There is a fantastic story in today's Irish Times, one that I highly recommend you read. Basically, it's a story from the 1960s about an Irish missionary priest, a bottle of poitín (Irish moonshine), an elected member of the Dáil (parliament) and the gardaí (Irish police force).

As I read the story I realized that what I really enjoyed about it was the familiarity of it. Yes because it spoke volumes to a simpler, more stereotyped, and probably more enjoyable Ireland, but also because the story could easily have originated in New York or Boston or Philadelphia or Baltimore or Albany or wherever. Spencer Tracy's character in the Last Hurrah could have acted in exactly the same manner as this Irish politician (father of Prime Minister Enda Kenny, Henry Kenny).

It's a cute story of a bit of harmless corruption. You would have to be an anti-corruption zealot to be offended by the story.

Yet as I read the story in the same paper that today has pages dedicated to yesterday's publication of a report into corrupt dealings between politicians and businessmen I wondered if the bloodthirsty jail-is-too-good-for-them crowd would find the story amusing. There seems to be zero tolerance for corruption in Ireland today.

Maybe the zealots are right? Maybe tolerating these little incidents gradually escalates into the sort of corruption detailed in yesterday's report or other tribunals into misdeeds by politicians and the gardaí?

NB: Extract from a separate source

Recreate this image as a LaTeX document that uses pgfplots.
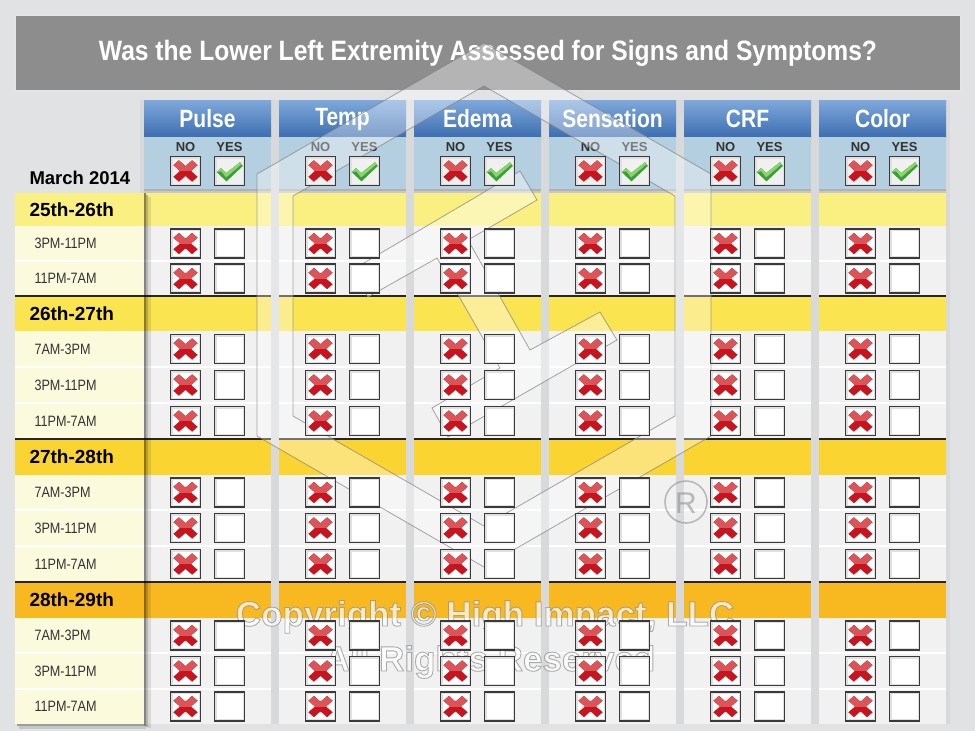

Does it start with a politician procuring a bottle of moonshine from the police for a missionary priest which morphs into jobs for the boys from the neighborhood which morphs into mobile phone licenses for the boys with the checkbooks, with a little kickback for the politician(s) making the decision? I don't know. The first case seems harmless, the second is legally dubious and possibly immoral, and the latter is plainly 100% wrong.

Today Twitter is aflame with calls for the columnist Sarah Carey to be dismissed by the Irish Times because she admitted lying to the Moriarty Tribunal about leaking material from the Tribunal to the press. Carey says there were many leaks and thought she was acting the public good. She later admitted to the Tribunal that she had lied earlier while testifying.

She leaked; she lied; she owned up. I can probably live with that. Maybe it's just that I'm older than most of those calling for blood on Twitter, but I'm more than willing to forgive Carey this transgression. Judge Moriarty said she was one of the few to own up to leaking, although that didn't change the fact that what she did was "irresponsible, in flagrant breach of the course of dealings that had been clearly conveyed to her."

She did wrong, but I don't think she should lose her job. I see her crime as closer to getting poitín for the priest than getting a big check in your back pocket for abusing public office.